The component of the allowance for the non-impaired commercial portfolio is estimated through the application of loss factors to loans grouped as nonresidential, multifamily and construction and development.  Loss factors are derived from historical loss experience, trends in delinquencies, concentrations of credit and regional and macro economic factors.

The commercial component of the allowance also includes an amount for the estimated impairment in individually identified impaired loans and commercial loans whose terms have been modified in a TDR.

For loans that are classified as impaired, including those loans modified in a TDR, a specific allowance is established when the discounted cash flows or collateral value or observable market price of the impaired loan is lower than the carrying value of that loan.  The general component covers non-impaired loans and is based on historical loss experience adjusted for qualitative and environmental factors.

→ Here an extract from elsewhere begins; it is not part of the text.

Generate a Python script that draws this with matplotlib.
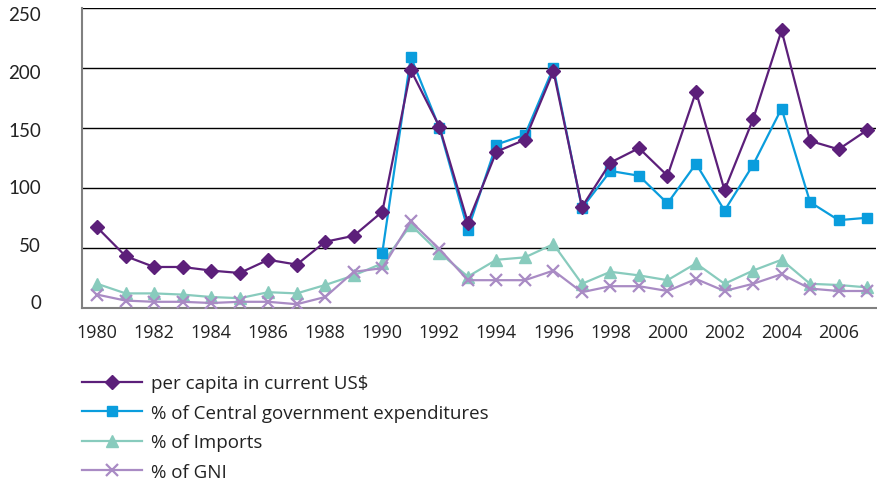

A loan is considered impaired when, based on current information and events, it is probable the Company will be unable to collect all contractual principal and interest payments due in accordance with the terms of the loan agreement. Management evaluates loans for indicators of impairment upon substandard classification.  Impaired loans are measured based on the present value of expected future cash flows discounted at the loan's effective interest rate or, as a practical expedient, at the loan's observable market price or the fair value of the collateral if the loan is collateral dependent.  The amount of impairment, if any and any subsequent changes are included in the allowance for loan losses.

Reflected in all components of the allowance for loan losses is an amount for imprecision or uncertainty, which represents management's judgment of risks inherent in the process and assumptions used in establishing the allowance.  This imprecision considers economic environmental factors and other subjective factors.

Loans are generally charged off, fully or partially, when management judges the asset to be uncollectible or repayment is deemed to extend beyond a reasonable time frame.